Along the way, I did meet Christians whose actions made me doubt if anyone could ever accept me. But I thank God that He allowed me to see how everyone’s on their own journey, and to give grace to those who have spoken hurtful words.
That’s really one of the best gifts Jesus has given me besides knowing Him. I love that about Him: He helps us to move from judgement to forgiveness, to show others how He really loves them too.
It took a whole 6 years to tell this story, a long time where I was put through a season of training and equipping.

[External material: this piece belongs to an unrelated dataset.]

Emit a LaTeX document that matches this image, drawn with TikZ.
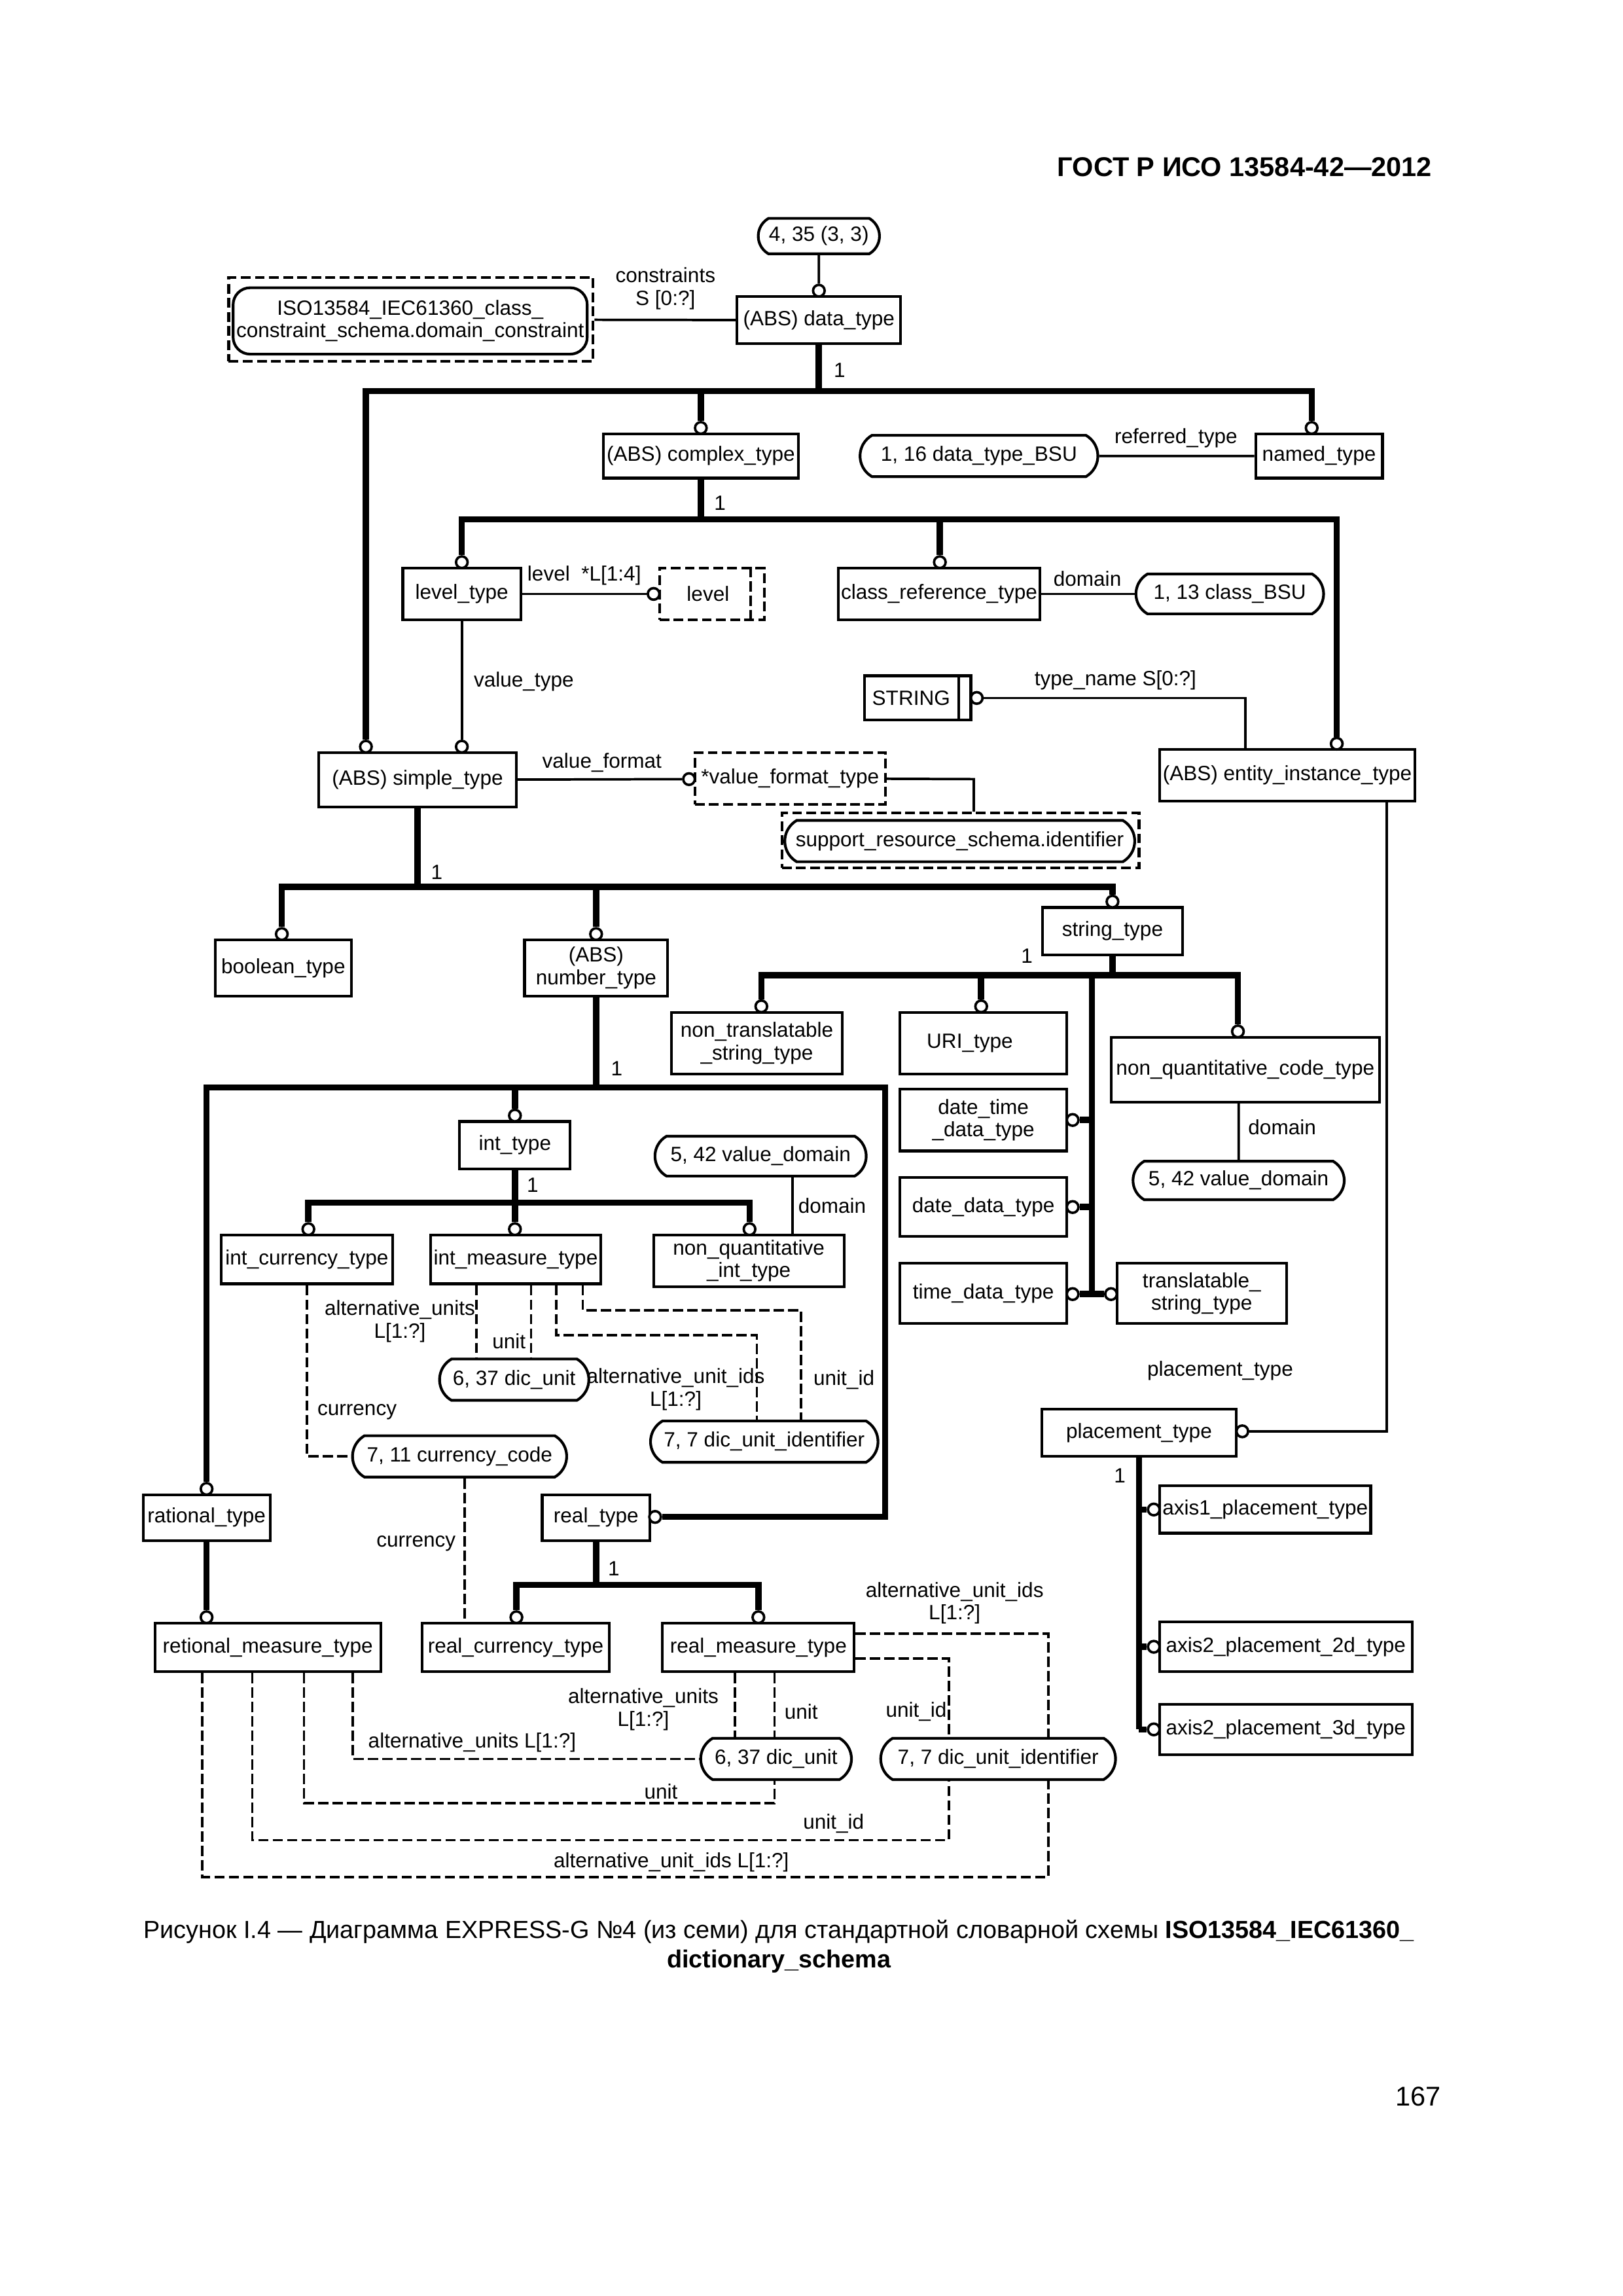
\documentclass[tikz,border=0pt]{standalone}
\usepackage{fontspec}
\setmainfont{Liberation Sans}
\usetikzlibrary{shapes.misc}
\newcommand{\dgfont}{\fontsize{7.6}{8.3}\selectfont}

\begin{document}
\begin{tikzpicture}[x=0.01909cm, y=-0.01909cm, font=\dgfont,
 every edge/.style = {draw, line width=0.9pt},
 sz/.style 2 args = {minimum width=#1*0.01909cm, minimum height=#2*0.01909cm},
 ent/.style 2 args = {rectangle, draw, line width=1pt, inner sep=1pt, align=center, sz={#1}{#2}},
 refb/.style 2 args = {rectangle, draw, line width=1pt, dash pattern=on 3.6pt off 1.6pt, inner sep=1pt, align=center, sz={#1}{#2}},
 pill/.style 2 args = {rounded rectangle, rounded rectangle arc length=120, draw, line width=1pt, inner sep=0.5pt, align=center, sz={#1}{#2}},
 ring/.style = {circle, draw, fill=white, line width=0.9pt, inner sep=0pt, minimum size=0.15cm},
 tree/.style = {draw, line width=2.3pt},
 rel/.style = {draw, line width=0.9pt},
 dsh/.style = {draw, line width=0.9pt, dash pattern=on 3.8pt off 1.5pt},
 lbl/.style = {inner sep=0pt, align=center}]

\fill[white] (0,0) rectangle (1100,1556);
\useasboundingbox (0,0) rectangle (1100,1556);

\node(hdr) [anchor=east, font=\fontsize{10}{12}\selectfont\bfseries] at (977,113) {ГОСТ Р ИСО 13584-42—2012};

% upper part
\node(n435) [pill={84}{24}] at (555,160) {4, 35 (3, 3)};
\node(dtype) [ent={111}{32}] at (555,217) {(ABS) data\_type};
\node(dconb) [refb={247}{57}] at (278.5,216.5) {};
\node(dcon) [rectangle, draw, line width=1pt, rounded corners=0.22cm, inner sep=0.5pt, align=center, sz={240}{45}] at (278,217.5) {ISO13584\_IEC61360\_class\_\\constraint\_schema.domain\_constraint};
\node(cplx) [ent={132}{30}] at (475,309) {(ABS) complex\_type};
\node(dtbsu) [pill={163}{28}] at (663.5,309) {1, 16 data\_type\_BSU};
\node(named) [ent={86}{30}] at (894,309) {named\_type};
\node(lvlt) [ent={80}{35}] at (313,402.5) {level\_type};
\node(lvl) [refb={71}{35}] at (482.5,402.5) {level\hspace*{0.1cm}};
\node(clsr) [ent={135}{35}] at (636.5,402.5) {class\_reference\_type};
\node(clsbsu) [pill={129}{27}] at (833.5,402.5) {1, 13 class\_BSU};
\node(simple) [ent={134}{37}] at (283,528.5) {(ABS) simple\_type};
\node(strg) [ent={72}{30}] at (622,473) {STRING\hspace*{0.17cm}};
\node(entinst) [ent={173}{35}] at (872.5,525.5) {(ABS) entity\_instance\_type};
\node(vft) [refb={129}{35}] at (535.5,527.5) {*value\_format\_type};
\node(supb) [refb={242}{37}] at (651,569.5) {};
\node(sup) [pill={239}{28}] at (650.5,570) {support\_resource\_schema.identifier};

% simple types
\node(bool) [ent={92}{38}] at (192,656) {boolean\_type};
\node(numt) [ent={97}{38}] at (404,656) {(ABS)\\number\_type};
\node(strt) [ent={95}{32}] at (754,631) {string\_type};
\node(nts) [ent={116}{42}] at (513,707) {non\_translatable\\\_string\_type};
\node(uri) [ent={113}{42}] at (666.5,707) {URI\_type\hspace*{0.35cm}};
\node(dtdt) [ent={113}{42}] at (666.5,759) {date\_time\\\_data\_type};
\node(ddt) [ent={113}{40}] at (666.5,818) {date\_data\_type};
\node(tdt) [ent={113}{41}] at (666.5,876.5) {time\_data\_type};
\node(trst) [ent={115}{41}] at (814.5,876.5) {translatable\_\\string\_type};
\node(nqct) [ent={182}{44}] at (844,725) {non\_quantitative\_code\_type};
\node(vd2) [pill={145}{26}] at (839.5,800) {5, 42 value\_domain};
\node(plc) [ent={132}{32}] at (772,971) {placement\_type};
\node(ax1) [ent={143}{32}] at (857.5,1023) {axis1\_placement\_type};
\node(ax2d) [ent={171}{34}] at (871.5,1116) {axis2\_placement\_2d\_type};
\node(ax3d) [ent={171}{34}] at (871.5,1172) {axis2\_placement\_3d\_type};

% number types
\node(intt) [ent={75}{32}] at (349,776) {int\_type};
\node(icur) [ent={116}{33}] at (208,853.5) {int\_currency\_type};
\node(imeas) [ent={115}{33}] at (349.5,853.5) {int\_measure\_type};
\node(nqit) [ent={129}{35}] at (507.5,854.5) {non\_quantitative\\\_int\_type};
\node(vd1) [pill={145}{27}] at (515.5,783.5) {5, 42 value\_domain};
\node(dicu1) [pill={103}{28}] at (348.5,935) {6, 37 dic\_unit};
\node(dui1) [pill={156}{28}] at (518,977) {7, 7 dic\_unit\_identifier};
\node(ccode) [pill={147}{28}] at (311.5,987) {7, 11 currency\_code};
\node(rat) [ent={86}{31}] at (140,1028.5) {rational\_type};
\node(real) [ent={73}{31}] at (404,1028.5) {real\_type};
\node(rmt) [ent={153}{33}] at (181.5,1116.5) {retional\_measure\_type};
\node(rct) [ent={127}{33}] at (349.5,1116.5) {real\_currency\_type};
\node(rmeas) [ent={130}{33}] at (514,1116.5) {real\_measure\_type};
\node(dicu2) [pill={104}{28}] at (526,1192) {6, 37 dic\_unit};
\node(dui2) [pill={161}{28}] at (676.5,1192) {7, 7 dic\_unit\_identifier};

% inner lines of STRING and level
\draw[line width=1pt] ([shift={(-9,0)}]strg.north east) -- ([shift={(-9,0)}]strg.south east);
\draw[dsh, line width=1pt] ([shift={(-10,0)}]lvl.north east) -- ([shift={(-10,0)}]lvl.south east);

% rings
\node(r_dt) [ring] at (555,197) {};
\node(r_cplx) [ring] at (475,290) {};
\node(r_named) [ring] at (889,290) {};
\node(r_sim1) [ring] at (248,506) {};
\node(r_sim2) [ring] at (313,506) {};
\node(r_lvlt) [ring] at (313,381) {};
\node(r_clsr) [ring] at (637,381) {};
\node(r_ent) [ring] at (906,504) {};
\node(r_lvl) [ring] at (443,402.5) {};
\node(r_vft) [ring] at (467,528) {};
\node(r_string) [ring] at (662,473) {};
\node(r_bool) [ring] at (191,633) {};
\node(r_num) [ring] at (404,633) {};
\node(r_str) [ring] at (754,611) {};
\node(r_nts) [ring] at (516,682) {};
\node(r_uri) [ring] at (665,682) {};
\node(r_nqct) [ring] at (839,699) {};
\node(r_dtdt) [ring] at (727,759) {};
\node(r_ddt) [ring] at (727,818) {};
\node(r_tdt) [ring] at (727,877) {};
\node(r_trst) [ring] at (753,877) {};
\node(r_plc) [ring] at (842,970) {};
\node(r_ax1) [ring] at (782,1023) {};
\node(r_ax2d) [ring] at (782,1116) {};
\node(r_ax3d) [ring] at (782,1172) {};
\node(r_int) [ring] at (349,756) {};
\node(r_icur) [ring] at (209,833) {};
\node(r_imeas) [ring] at (349,833) {};
\node(r_nqit) [ring] at (508,833) {};
\node(r_rat) [ring] at (140,1009) {};
\node(r_real) [ring] at (444,1028) {};
\node(r_rmt) [ring] at (140,1096) {};
\node(r_rct) [ring] at (350,1096) {};
\node(r_rmeas) [ring] at (514,1096) {};

% junctions
\coordinate (j_dt) at (555,265);
\coordinate (j_cx) at (475,352);
\coordinate (j_sm) at (283,601);
\coordinate (j_st) at (754,661);
\coordinate (s_tr) at (740,877);
\coordinate (j_nm) at (404,737);
\coordinate (k_re) at (600,1028);
\coordinate (j_in) at (349,815);
\coordinate (j_rl) at (404,1074);
\coordinate (s_pl) at (772,1172);

% supertype trees
\draw[tree] (dtype) -- (j_dt);
\draw[tree] (j_dt) -| (r_sim1);
\draw[tree] (j_dt) -| (r_cplx);
\draw[tree] (j_dt) -| (r_named);
\draw[tree] (cplx) -- (j_cx);
\draw[tree] (j_cx) -| (r_lvlt);
\draw[tree] (j_cx) -| (r_clsr);
\draw[tree] (j_cx) -| (r_ent);
\draw[tree] (simple) -- (j_sm);
\draw[tree] (j_sm) -| (r_bool);
\draw[tree] (j_sm) -| (r_num);
\draw[tree] (j_sm) -| (r_str);
\draw[tree] (strt) -- (j_st);
\draw[tree] (j_st) -| (r_nts);
\draw[tree] (j_st) -| (r_uri);
\draw[tree] (j_st) -| (r_nqct);
\draw[tree] (j_st -| s_tr) -- (s_tr);
\draw[tree] (r_dtdt) -- (r_dtdt -| s_tr);
\draw[tree] (r_ddt) -- (r_ddt -| s_tr);
\draw[tree] (r_tdt) -- (r_trst);
\draw[tree] (numt) -- (j_nm);
\draw[tree] (j_nm) -| (r_rat);
\draw[tree] (j_nm) -| (r_int);
\draw[tree] (j_nm) -| (k_re) -- (r_real);
\draw[tree] (intt) -- (j_in);
\draw[tree] (j_in) -| (r_icur);
\draw[tree] (j_in) -| (r_imeas);
\draw[tree] (j_in) -| (r_nqit);
\draw[tree] (real) -- (j_rl);
\draw[tree] (j_rl) -| (r_rct);
\draw[tree] (j_rl) -| (r_rmeas);
\draw[tree] (rat) -- (r_rmt);
\draw[tree] (plc) -- (s_pl);
\draw[tree] (r_ax1) -- (r_ax1 -| s_pl);
\draw[tree] (r_ax2d) -- (r_ax2d -| s_pl);
\draw[tree] (r_ax3d) -- (r_ax3d -| s_pl);

% attributes
\path   (n435) edge (r_dt)
        (dconb) edge (dtype)
        (dtbsu) edge (named)
        (lvlt) edge (r_lvl)
        (clsr) edge (clsbsu)
        (lvlt) edge (r_sim2)
        (simple) edge (r_vft)
        (nqct.south -| vd2) edge (vd2);
\coordinate (k_tn) at (844,473);
\coordinate (k_vf) at (660,528);
\coordinate (k_dm) at ([shift={(21.5,0)}]vd1.south);
\coordinate (k_pl) at (940,970);
\draw[rel] (r_string) -- (k_tn) -- (k_tn |- entinst.north);
\draw[rel] (vft) -- (k_vf) -- (k_vf |- supb.north);
\draw[rel] (k_dm) -- (k_dm |- nqit.north);
\draw[rel] (entinst.south -| k_pl) -- (k_pl) -- (r_plc);

% dashed attributes
\coordinate (m_au) at ([shift={(-26.5,0)}]imeas.south);
\coordinate (m_un) at ([shift={(10.5,0)}]imeas.south);
\coordinate (m_ai) at ([shift={(27.5,0)}]imeas.south);
\coordinate (m_id) at ([shift={(45.5,0)}]imeas.south);
\coordinate (k_ai) at (513,905);
\coordinate (k_id) at (543,888);
\coordinate (m_cu) at ([shift={(3.5,0)}]ccode.south);
\draw[dsh] (icur) |- (ccode);
\draw[dsh] (m_au) -- (m_au |- dicu1.north);
\draw[dsh] (m_un) -- (m_un |- dicu1.north);
\draw[dsh] (m_ai) |- (k_ai) -- (k_ai |- dui1.north);
\draw[dsh] (m_id) |- (k_id) -- (k_id |- dui1.north);
\draw[dsh] (m_cu) -- (m_cu |- rct.north);

\coordinate (m_rau) at ([shift={(-16,0)}]rmeas.south);
\coordinate (m_run) at ([shift={(11,0)}]rmeas.south);
\coordinate (m_rai) at ([shift={(0,-9.5)}]rmeas.east);
\coordinate (m_rid) at ([shift={(0,7.5)}]rmeas.east);
\coordinate (k_rai) at ([shift={(34,0)}]dui2.north);
\coordinate (k_rid) at ([shift={(-33.5,0)}]dui2.north);
\draw[dsh] (m_rau) -- (m_rau |- dicu2.north);
\draw[dsh] (m_run) -- (m_run |- dicu2.north);
\draw[dsh] (m_rai) -| (k_rai);
\draw[dsh] (m_rid) -| (k_rid);

\coordinate (m_tau) at ([shift={(57.5,0)}]rmt.south);
\coordinate (m_tun) at ([shift={(24.5,0)}]rmt.south);
\coordinate (m_tid) at ([shift={(-10.5,0)}]rmt.south);
\coordinate (m_tai) at ([shift={(-44.5,0)}]rmt.south);
\coordinate (q_tun) at (525,1222);
\coordinate (q_tid) at (643,1247);
\coordinate (q_tai) at (710.5,1272);
\draw[dsh] (m_tau) |- (dicu2);
\draw[dsh] (m_tun) |- (q_tun) -- (q_tun |- dicu2.south);
\draw[dsh] (m_tid) |- (q_tid) -- (q_tid |- dui2.south);
\draw[dsh] (m_tai) |- (q_tai) -- (q_tai |- dui2.south);

% labels
\node(l_cons) [lbl] at (451,195.5) {constraints\\S [0:?]};
\node(l_one1) [lbl] at (569,251) {1};
\node(l_ref) [lbl] at (797,297) {referred\_type};
\node(l_one2) [lbl] at (488,341) {1};
\node(l_lvl) [lbl] at (396,390) {level\ \ *L[1:4]};
\node(l_dom1) [lbl] at (737,392) {domain};
\node(l_vt) [lbl] at (355,462) {value\_type};
\node(l_tn) [lbl] at (756,461) {type\_name S[0:?]};
\node(l_vf) [lbl] at (408,517) {value\_format};
\node(l_one3) [lbl] at (296,591) {1};
\node(l_one4) [lbl] at (696,648) {1};
\node(l_one5) [lbl] at (418,724) {1};
\node(l_dom2) [lbl] at (869,764) {domain};
\node(l_one6) [lbl] at (361,803) {1};
\node(l_dom3) [lbl] at (564,817) {domain};
\node(l_au1) [lbl] at (271,895.5) {alternative\_units\\L[1:?]};
\node(l_un1) [lbl] at (345,909) {unit};
\node(l_ai1) [lbl] at (458,941.5) {alternative\_unit\_ids\\L[1:?]};
\node(l_id1) [lbl] at (572,935) {unit\_id};
\node(l_cu1) [lbl] at (242,957) {currency};
\node(l_pl) [lbl] at (827,929) {placement\_type};
\node(l_one7) [lbl] at (759,1000) {1};
\node(l_cu2) [lbl] at (282,1046) {currency};
\node(l_one8) [lbl] at (416,1063) {1};
\node(l_ai2) [lbl] at (647,1086.5) {alternative\_unit\_ids\\L[1:?]};
\node(l_au2) [lbl] at (436,1158.5) {alternative\_units\\L[1:?]};
\node(l_un2) [lbl] at (543,1160) {unit};
\node(l_id2) [lbl] at (621,1160) {unit\_id};
\node(l_au3) [lbl] at (320,1181) {alternative\_units L[1:?]};
\node(l_un3) [lbl] at (448,1214) {unit};
\node(l_id3) [lbl] at (565,1236) {unit\_id};
\node(l_ai3) [lbl] at (455,1262) {alternative\_unit\_ids L[1:?]};

% caption
\node(cap) [lbl, font=\fontsize{9.1}{10.8}\selectfont] at (528,1319) {Рисунок I.4 — Диаграмма EXPRESS-G №4 (из семи) для стандартной словарной схемы \textbf{ISO13584\_IEC61360\_}\\\textbf{dictionary\_schema}};
\node(pgno) [lbl, anchor=east, font=\fontsize{10}{12}\selectfont] at (977,1421) {167};

\end{tikzpicture}
\end{document}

During this period, someone prayed over me, saying: “God sees you as pure, and He is going to use your story to touch nations.”
Earlier this year, I was in the Philippines for a 2-month-long mission trip when I felt led to share my experience with the youths we were ministering to.
Although I really struggled to mouth the words “I sold my body” and “God still loved me”, I remember two girls came up to me and said there were things in their life that they had never spoken openly about, but they wanted to share their stories with me! It brought me such joy that we could pray together after speaking about our painful journeys.
I know that there are women out there who have chosen the path I once did and perhaps are still on it.
Each of us has different reasons for why we have made these choices, ones that even I cannot fully understand, but I can say without a doubt that God sees through what we say with eyes of compassion. He sees what we truly are hurting over.
I know that for me, there was this intense restlessness after making those transactions for my body. I was so hungry for something although I did not know what I was looking for.
I now know that it was a God-given desire for His love. We will never find true rest until we find it in Him.
To those who think they’re the prodigals: If there was hope for me, there is hope for you. I leave you with the words God spoke into my heart when I was at my breaking point: “When you’re ready to come back, I will be here.”
You are never too far gone. There is a Love far greater than anything you have ever done waiting for you. With arms open wide.
The writer’s name has been changed for confidentiality.